──────── Supplied data ────────

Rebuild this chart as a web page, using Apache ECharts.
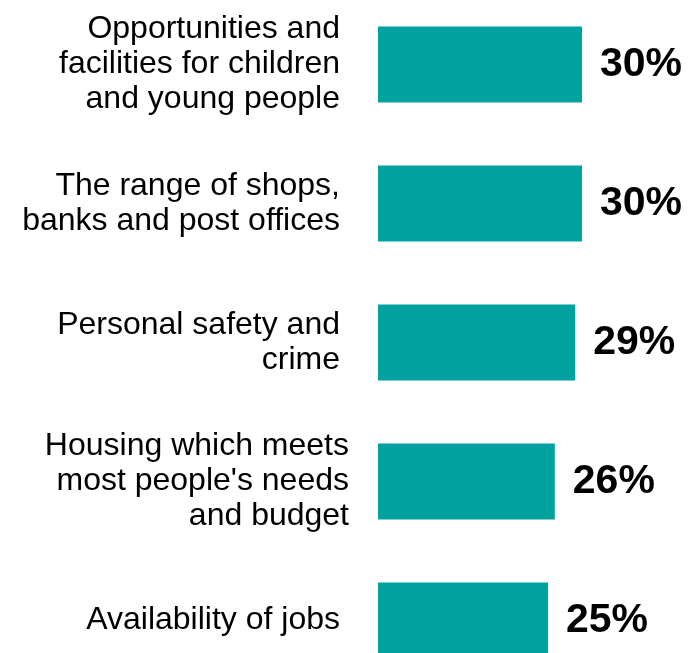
<!DOCTYPE html>
<html>
<head>
<meta charset="utf-8">
<script src="https://cdn.jsdelivr.net/npm/echarts@6/dist/echarts.min.js"></script>
<style>
  html, body { margin: 0; padding: 0; background: #fff; overflow: hidden; }
  /* the last bar runs past the bottom edge of the page */
  #chart { position: absolute; left: 0; top: -5px; width: 690px; height: 695px; }
</style>
</head>
<body>
<div id="chart"></div>
<script>
// Category labels (line breaks as displayed) and percentage values
const categories = [
  'Opportunities and\nfacilities for children\nand young people',
  'The range of shops,\nbanks and post offices',
  'Personal safety and\ncrime',
  'Housing which meets\nmost people\'s needs\nand budget',
  'Availability of jobs'
];
const values = [30, 30, 29, 26, 25];

const chart = echarts.init(document.getElementById('chart'), null, { renderer: 'canvas' });

// The housing label sits a little further right than the others
const categoryData = categories.map(function (c, i) {
  return {
    value: c,
    textStyle: { padding: i === 3 ? [0, 0, 0, 0] : [0, 9, 0, 0] }
  };
});

chart.setOption({
  animation: false,
  backgroundColor: '#ffffff',
  grid: { left: 378, top: 0, width: 272, height: 695, containLabel: false },
  xAxis: {
    type: 'value',
    min: 0,
    max: 40,
    show: false
  },
  yAxis: {
    type: 'category',
    inverse: true,
    data: categoryData,
    axisLine: { show: false },
    axisTick: { show: false },
    splitLine: { show: false },
    axisLabel: {
      margin: 29,
      color: '#000000',
      fontFamily: 'Liberation Sans, Arial, sans-serif',
      fontSize: 32,
      lineHeight: 35,
      align: 'right'
    }
  },
  series: [{
    type: 'bar',
    data: values,
    barWidth: 76,
    itemStyle: { color: '#00A19E' },
    label: {
      show: true,
      position: 'right',
      distance: 18,
      formatter: '{c}%',
      color: '#000000',
      fontFamily: 'Liberation Sans, Arial, sans-serif',
      fontWeight: 'bold',
      fontSize: 41
    }
  }]
});
</script>
</body>
</html>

────────

Without the pictures, retype the whole of the material above exactly.

Rebuild this chart as a web page, using Apache ECharts.
<!DOCTYPE html>
<html>
<head>
<meta charset="utf-8">
<script src="https://cdn.jsdelivr.net/npm/echarts@6/dist/echarts.min.js"></script>
<style>
  html, body { margin: 0; padding: 0; background: #fff; overflow: hidden; }
  /* the last bar runs past the bottom edge of the page */
  #chart { position: absolute; left: 0; top: -5px; width: 690px; height: 695px; }
</style>
</head>
<body>
<div id="chart"></div>
<script>
// Category labels (line breaks as displayed) and percentage values
const categories = [
  'Opportunities and\nfacilities for children\nand young people',
  'The range of shops,\nbanks and post offices',
  'Personal safety and\ncrime',
  'Housing which meets\nmost people\'s needs\nand budget',
  'Availability of jobs'
];
const values = [30, 30, 29, 26, 25];

const chart = echarts.init(document.getElementById('chart'), null, { renderer: 'canvas' });

// The housing label sits a little further right than the others
const categoryData = categories.map(function (c, i) {
  return {
    value: c,
    textStyle: { padding: i === 3 ? [0, 0, 0, 0] : [0, 9, 0, 0] }
  };
});

chart.setOption({
  animation: false,
  backgroundColor: '#ffffff',
  grid: { left: 378, top: 0, width: 272, height: 695, containLabel: false },
  xAxis: {
    type: 'value',
    min: 0,
    max: 40,
    show: false
  },
  yAxis: {
    type: 'category',
    inverse: true,
    data: categoryData,
    axisLine: { show: false },
    axisTick: { show: false },
    splitLine: { show: false },
    axisLabel: {
      margin: 29,
      color: '#000000',
      fontFamily: 'Liberation Sans, Arial, sans-serif',
      fontSize: 32,
      lineHeight: 35,
      align: 'right'
    }
  },
  series: [{
    type: 'bar',
    data: values,
    barWidth: 76,
    itemStyle: { color: '#00A19E' },
    label: {
      show: true,
      position: 'right',
      distance: 18,
      formatter: '{c}%',
      color: '#000000',
      fontFamily: 'Liberation Sans, Arial, sans-serif',
      fontWeight: 'bold',
      fontSize: 41
    }
  }]
});
</script>
</body>
</html>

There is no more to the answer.